Unfortunately, Modi chose the wrong topic to be patronising about: far from being some sort of hell hole for women, in the words of the World Bank, “Bangladesh stands out as the shining new example in South Asia of a poor country achieving impressive gains in gender equality”. In fact, in almost all indices of gender development, Bangladesh now leads India. As a result, in the United Nations’ Gender Inequality Index, Bangladesh comes in 12 ranks above India, which is tied with Pakistan at 127th place.

Here are some comparison between the two subcontinental nations.

Bangladesh has a better sex ratio than India’s



The sharp difference in the sex ratio in the 0-6 year range represents the devastating effect of large-scale female foeticide in India.

Once born, fewer Bangladeshi female children die as compared to India



India’s high female mortality indicates the neglect of girl children and favouring of boy children. Parents take greater care of their boys than girls, leading to a larger number of girls dying of preventable illnesses such as pneumonia and diarrhoea.

Bangladesh does a better job of educating its girls







The Muslim stereotype

A number of people have supported Modi’s statement patronising women by pointing out that since Sheikh Hasina comes from a Muslim-majority country, this is a fair assessment, since Muslim women apparently do have a tough time of it.

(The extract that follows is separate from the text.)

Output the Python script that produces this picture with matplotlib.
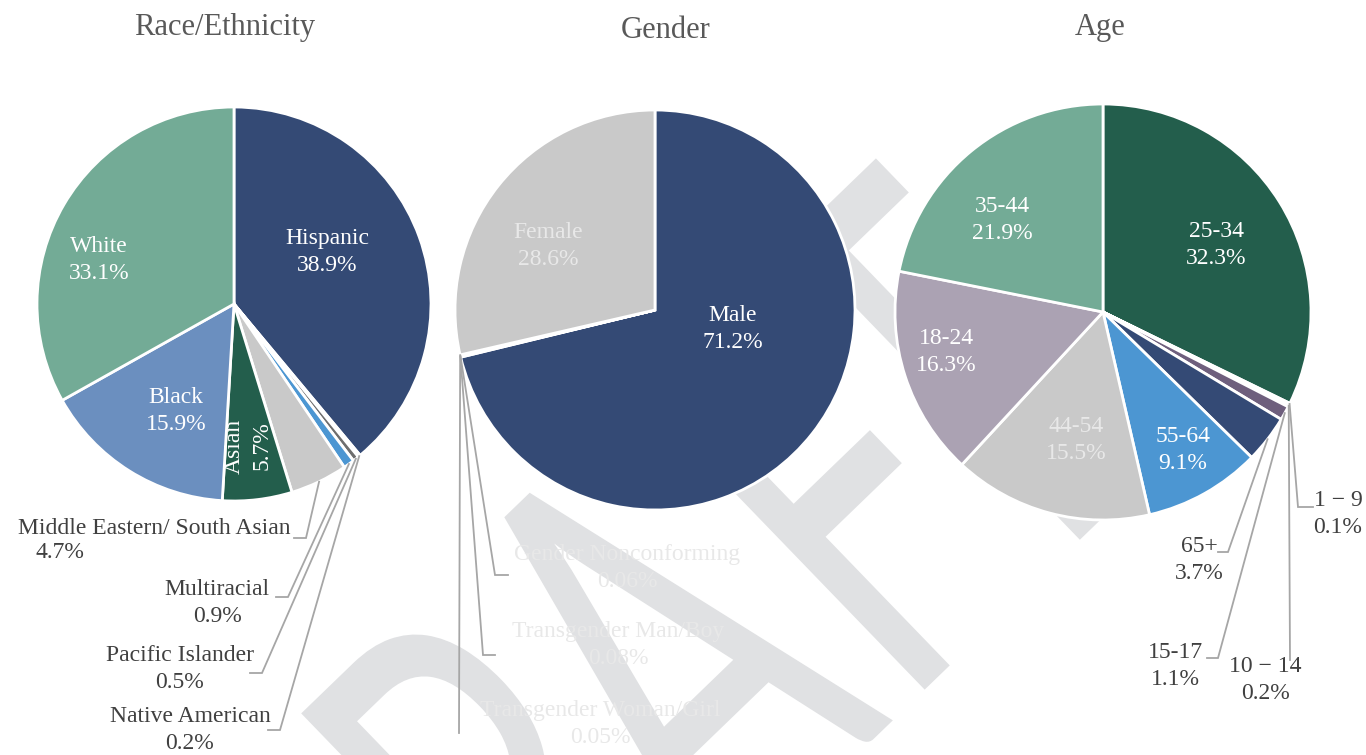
"""
Three pie charts: Race/Ethnicity, Gender and Age breakdown, with a DRAFT watermark.
"""

import numpy as np
import matplotlib.pyplot as plt
from matplotlib.textpath import TextPath
from matplotlib.font_manager import FontProperties
from matplotlib.patches import PathPatch
from matplotlib.transforms import Affine2D

W, H = 1366, 755
OUTPUT_PATH = "out.png"

plt.rcParams["font.family"] = ["Liberation Serif", "DejaVu Serif"]

# ---- data -----------------------------------------------------------------
RACE_LABELS = ["Hispanic", "Native American", "Pacific Islander", "Multiracial",
               "Middle Eastern/ South Asian", "Asian", "Black", "White"]
RACE_VALUES = [38.9, 0.2, 0.5, 0.9, 4.7, 5.7, 15.9, 33.1]
RACE_COLORS = ["#344a75", "#3a3a3a", "#6e6e6e", "#4c96d2",
               "#c9c9c9", "#235e4c", "#6b8fbf", "#73ab96"]

GENDER_LABELS = ["Male", "Gender Nonconforming", "Transgender Man/Boy",
                 "Transgender Woman/Girl", "Female"]
GENDER_VALUES = [71.2, 0.06, 0.08, 0.05, 28.6]
GENDER_COLORS = ["#344a75", "#a5a5a5", "#7f7f7f", "#5a5a5a", "#c9c9c9"]

AGE_LABELS = ["25-34", "1 \u2212 9", "10 \u2212 14", "15-17", "65+",
              "55-64", "44-54", "18-24", "35-44"]
AGE_VALUES = [32.3, 0.1, 0.2, 1.1, 3.7, 9.1, 15.5, 16.3, 21.9]
AGE_COLORS = ["#235e4c", "#c9c9c9", "#7f7f7f", "#6e5f7d", "#344a75",
              "#4c96d2", "#c9c9c9", "#aba2b3", "#73ab96"]

WATERMARK = "DRAFT"

# ---- layout (image pixel coords, y measured from top) ----------------------
LIGHT = "#e8e8e8"
DARK = "#404040"
LEADER = "#a6a6a6"

# ("in", x, y, color, rotation) or ("out", elbow, end, x, y[, color])
RACE_LAYOUT = [
    ("in", 327, 252, "white", 0),
    ("out", (280, 730), (268, 730), 190, 730),
    ("out", (262, 673), (250, 673), 180, 669),
    ("out", (288, 597), (276, 597), 217, 603),
    ("me", (306, 538), (294, 538), 0, 0),
    ("in", 248, 446, "white", 90),
    ("in", 176, 411, "white", 0),
    ("in", 99, 260, "white", 0),
]
GENDER_LAYOUT = [
    ("in", 733, 329, "white", 0),
    ("out", (495, 575), (508, 575), 627, 568, LIGHT),
    ("out", (483, 655), (495, 655), 618, 645, LIGHT),
    ("out", (459, 733), (459, 733), 600, 724, LIGHT),
    ("in", 548, 246, LIGHT, 0),
]
AGE_LAYOUT = [
    ("in", 1216, 245, "white", 0),
    ("out", (1298, 507), (1313, 507), 1338, 514),
    ("out", (1290, 660), (1290, 660), 1265, 680),
    ("out", (1218, 658), (1207, 658), 1175, 666),
    ("out", (1228, 552), (1218, 552), 1199, 560),
    ("in", 1183, 450, "white", 0),
    ("in", 1076, 440, LIGHT, 0),
    ("in", 946, 352, "white", 0),
    ("in", 1002, 220, "white", 0),
]

# watermark letters: (anchor, offset along baseline from the A apex, px)
WM_PLACES = [("left", -580), ("left", -300), ("center", 0),
             ("left", 165), ("center", 398)]

FS = 17
LS = 1.4


def Y(v):
    return H - v


def draw_pie(ax, title, title_pos, labels, values, colors, layout,
             center, radius, decimals):
    wedges, _ = ax.pie(values, colors=colors, startangle=90, counterclock=False,
                       center=(center[0], Y(center[1])), radius=radius, frame=True,
                       wedgeprops=dict(edgecolor="white", linewidth=2.0, zorder=2))
    ax.text(title_pos[0], Y(title_pos[1]), title, fontsize=22, color="#595959",
            ha="center", va="center", zorder=5)

    for w, lab, val, spec in zip(wedges, labels, values, layout):
        pct = f"{val:.{decimals if val < 1 else 1}f}%"
        kind = spec[0]
        if kind == "in":
            _, x, y, col, rot = spec
            ax.text(x, Y(y), f"{lab}\n{pct}", fontsize=FS, color=col, ha="center",
                    va="center", rotation=rot, linespacing=LS, zorder=5)
            continue
        mid = np.deg2rad((w.theta1 + w.theta2) / 2)
        sx = center[0] + radius * np.cos(mid)
        sy = Y(center[1]) + radius * np.sin(mid)
        elbow, end = spec[1], spec[2]
        ax.plot([sx, elbow[0], end[0]], [sy, Y(elbow[1]), Y(end[1])],
                color=LEADER, lw=1.3, zorder=4, solid_joinstyle="miter")
        if kind == "me":
            ax.text(291, Y(528), lab, fontsize=FS, color=DARK, ha="right",
                    va="center", zorder=5)
            ax.text(60, Y(553), pct, fontsize=FS, color=DARK, ha="center",
                    va="center", zorder=5)
        else:
            col = spec[5] if len(spec) > 5 else DARK
            ax.text(spec[3], Y(spec[4]), f"{lab}\n{pct}", fontsize=FS, color=col,
                    ha="center", va="center", linespacing=LS, zorder=5)


def draw_watermark(ax, apex=(517, 505), cap=416, squeeze=0.62, angle=44):
    fp = FontProperties(family=["Lato", "DejaVu Sans"])
    h0 = TextPath((0, 0), "A", size=100, prop=fp).get_extents().y1
    size = 100 * cap / h0
    t = np.deg2rad(angle)
    u = np.array([np.cos(t), np.sin(t)])
    d = np.array([np.sin(t), -np.cos(t)])
    top = np.array([apex[0], Y(apex[1])])
    for ch, (anchor, pos) in zip(WATERMARK, WM_PLACES):
        path = TextPath((0, 0), ch, size=size, prop=fp)
        ext = path.get_extents()
        ref = ext.x0 if anchor == "left" else (ext.x0 + ext.x1) / 2
        base = top + pos * u + cap * d
        tr = (Affine2D().translate(-ref, 0).scale(squeeze, 1)
              .rotate_deg(angle).translate(*base))
        ax.add_patch(PathPatch(path, facecolor="#e0e1e3", edgecolor="none",
                               transform=tr + ax.transData, zorder=0))


fig = plt.figure(figsize=(W / 100, H / 100), dpi=100)
ax = fig.add_axes([0, 0, 1, 1])

draw_watermark(ax)

draw_pie(ax, "Race/Ethnicity", (225, 27), RACE_LABELS, RACE_VALUES, RACE_COLORS,
         RACE_LAYOUT, (234, 304), 197, 1)
draw_pie(ax, "Gender", (666, 30), GENDER_LABELS, GENDER_VALUES, GENDER_COLORS,
         GENDER_LAYOUT, (655, 310), 200, 2)
draw_pie(ax, "Age", (1100, 27), AGE_LABELS, AGE_VALUES, AGE_COLORS,
         AGE_LAYOUT, (1103, 312), 208, 1)

ax.set_xlim(0, W)
ax.set_ylim(0, H)
ax.set_aspect("equal")
ax.axis("off")

fig.savefig(OUTPUT_PATH, dpi=100)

This means that rather than condescend to Hasina because of her gender, people are now doing it because of her country’s majority religion: hardly a great improvement on matters. In any case, like many other lazy stereotypes, the data really doesn’t back things up.

Working women 

Do so-called Islamic injunctions on gender segregation and veiling prevent Bangladeshi women from going out and working, as compared to Indian women? Not really. In fact, the Bengali nation has a female labour force participation rate that is almost twice that of India’s.



Fertility rate

Bangladesh has a fertility rate lower than that of India’s. In fact, it’s almost reached replacement level fertility (at which the population stabilises in the long term). This is an outcome of a massively successful family planning programme which bought down the fertility rate so quickly that The Economist called it “one of the steepest declines in history”.



This might be a small slip-up amongst much bigger happenings, yet it does typify so much of Narendra Modi’s approach to politics: a self-congratulatory blitzkrieg as more substantive issues  are buried underneath. In Bangladesh, as is clear, Modi should have been trying to pick up some lessons from how this low-income country managed to give so much to its woman. As author and public affairs commentator Pankaj Mishra put it recently, “The one thing Mr Modi and his fans really should learn from the Chinese is their deliberate rejection of self-promotion and posturing… [Unlike Modi] Chinese leaders played down their strength and emphasised the problems before them”.